ARCH ENEMY Vocalist ALISSA WHITE-GLUZ Teams Up With Her Sister On New NO JOY Single "Dream Rats" (Audio)
August 17, 2020, 4 years ago
No Joy, fronted by Jasamine White-Gluz, the sister of Arch Enemy vocalist Alissa White-Gluz, has released the new single "Dream Rats" featuring the siblings teaming up professionally for the first time. The song is taken from the new No Joy album, Motherhood, out on Joyful Noise Recordings worldwide, and out on Hand Drawn Dracula Records in Canada. A video for "Dream Rats" will be released in the coming week
Alissa: "We are very different in terms of personality and style but somehow ended up in parallel paths! Her music is shoegaze - a foreign world for me - but I see the level of attention to detail in her work and I love it! I don't know how it took our ENTIRE LIVES to collaborate (other than our childhood projects) but we finally did it! You'll all see it next week!"
No Joy's relentless sonic permutations are evidence of frontperson and principal songwriter Jasamine White-Gluz's insatiable desire to grow. The Montréal-based project began a decade ago as e-mail-traded riffs; subsequent albums showcased a penchant for delay-saturated jangle, industrial distortion, and sludgey drones over disco beats. Jasamine, feeling too reliant on her primary instrument, ditched the guitars and detoured to modular electronica for a 2018 EP composed with Sonic Boom (Spacemen 3's Pete Kember).

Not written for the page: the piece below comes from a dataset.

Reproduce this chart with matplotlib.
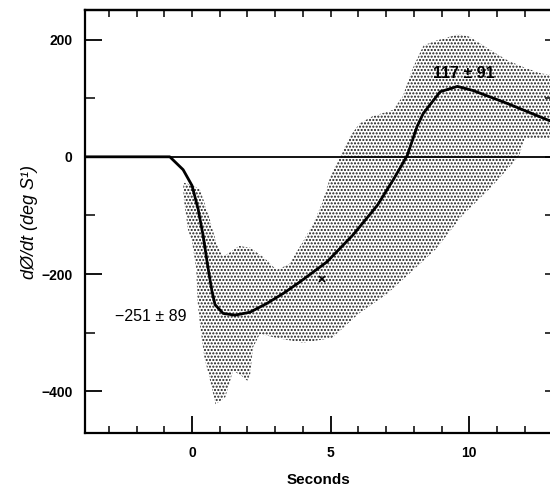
import numpy as np
import matplotlib
matplotlib.use('Agg')
import matplotlib.pyplot as plt

plt.rcParams['font.family'] = ['Liberation Sans', 'DejaVu Sans']
plt.rcParams['hatch.linewidth'] = 1.0

# mean angular velocity trace (s, deg/s)
mean_t = [-3.86, -0.8, -0.32, 0.0, 0.22, 0.4, 0.58, 0.72, 0.83, 1.12, 1.55, 2.09,
          2.7, 3.29, 3.9, 4.87, 5.81, 6.68, 7.26, 7.76, 8.12, 8.34, 8.95, 9.57,
          10.14, 11.37, 12.82, 13.0]
mean_v = [0, 0, -22, -49, -89, -134, -190, -229, -252, -267, -270, -265,
          -250, -233, -213, -179, -133, -83, -39, 2, 52, 74, 111, 120,
          113, 91, 63, 60]

# outline of the individual-trial scatter (clockwise from top left)
cloud_t = [-0.32, 0.0, 0.29, 0.6, 0.9, 1.1, 1.3, 1.7, 2.1, 2.6, 3.05, 3.5,
           4.0, 4.4, 4.7, 5.0, 5.35, 5.7, 6.05, 6.5, 7.25, 7.6, 7.95, 8.35,
           8.8, 9.6, 10.0, 10.8, 11.4, 12.0, 12.6, 13.0,
           13.0, 12.0, 11.8, 11.4, 10.7, 9.75, 8.8, 7.8, 7.0, 6.0, 5.05, 4.0,
           3.65, 3.05, 2.45, 2.2, 2.1, 2.0, 1.75, 1.48, 1.2, 0.85, 0.65, 0.45,
           0.3, 0.2, 0.15, 0.0, -0.15, -0.3]
cloud_v = [-44, -48, -56, -100, -150, -170, -165, -152, -155, -172, -193, -183,
           -145, -111, -78, -32, 2, 35, 57, 69, 80, 103, 150, 190,
           198, 209, 205, 181, 164, 152, 142, 140,
           30, 32, 2, -20, -56, -100, -157, -201, -235, -268, -309, -317,
           -314, -309, -302, -325, -370, -382, -372, -365, -410, -422, -381, -343,
           -292, -246, -190, -145, -123, -70]

peak_neg = -251
sd_neg = 89
peak_pos = 117
sd_pos = 91

fig = plt.figure(figsize=(5.5, 4.86), dpi=100)
ax = fig.add_axes([0.1545, 0.109, 0.85, 0.870])

ax.fill(cloud_t, cloud_v, facecolor='none', edgecolor='#1a1a1a',
        hatch='.....', linewidth=0, zorder=1)
ax.axhline(0, color='black', lw=1.3, zorder=2)
ax.plot(mean_t, mean_v, color='black', lw=2.0, zorder=3)
ax.plot(4.7, -208, marker='x', color='black', ms=4, mew=1.2, zorder=3)

ax.text(-2.78, -273, f'\u2212{abs(peak_neg)} \u00b1 {sd_neg}', fontsize=11.5,
        ha='left', va='center', zorder=4)
ax.text(9.82, 142, f'{peak_pos} \u00b1 {sd_pos}', fontsize=11.5, fontweight='bold',
        ha='center', va='center', zorder=4)

ax.set_xlim(-3.86, 13.0)
ax.set_ylim(-471, 250)
ax.set_xticks([0, 5, 10])
ax.set_xticks(np.arange(-3, 13), minor=True)
ax.set_yticks([-400, -200, 0, 200])
ax.set_yticks([-300, -100, 100], minor=True)
ax.set_yticklabels(['\u2212400', '\u2212200', '0', '200'])

ax.tick_params(which='major', direction='in', length=12, width=1.3,
               labelsize=10, pad=9)
ax.tick_params(which='minor', direction='in', length=5, width=1.1)
ax.tick_params(axis='y', which='minor', length=7)
for lab in ax.get_xticklabels() + ax.get_yticklabels():
    lab.set_fontweight('bold')

# short ticks on the top and right frame
top = ax.secondary_xaxis('top')
top.set_xticks(np.arange(-3, 13))
top.tick_params(direction='in', length=5, width=1.1, labeltop=False)
right = ax.secondary_yaxis('right')
right.set_yticks(np.arange(-400, 250, 100))
right.tick_params(direction='in', length=5, width=1.1, labelright=False)
for s in list(ax.spines.values()) + list(top.spines.values()) + list(right.spines.values()):
    s.set_linewidth(1.6)

ax.set_xlabel('Seconds', fontsize=11, fontweight='bold', labelpad=10)
ax.set_ylabel('d\u00d8/dt (deg S\u00b9)', fontsize=13, fontstyle='italic',
              labelpad=2)

fig.savefig('out.png', dpi=100)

For No Joy's first full length in five years, Jasamine took what she learned from synthesis, reincorporated guitars, and produced an album that is not a departure from No Joy's early shoegaze, but a stylistically omnivorous expansion that ekes into trip hop, trance and nu-metal. "Motherhood" is the culmination of years composing outside of her comfort zone, and a return to DIY recording with a leveled-up expertise in production. Touring with genre-divergent artists has honed the band's comfortably multifarious sound; No Joy picked up post-hardcore fans on the road with Quicksand, and ambient techno fans on gigs with Baths.
"As long as people are open minded about music, they can hear different things," explains Jasamine. "Maybe because there are a lot of layers."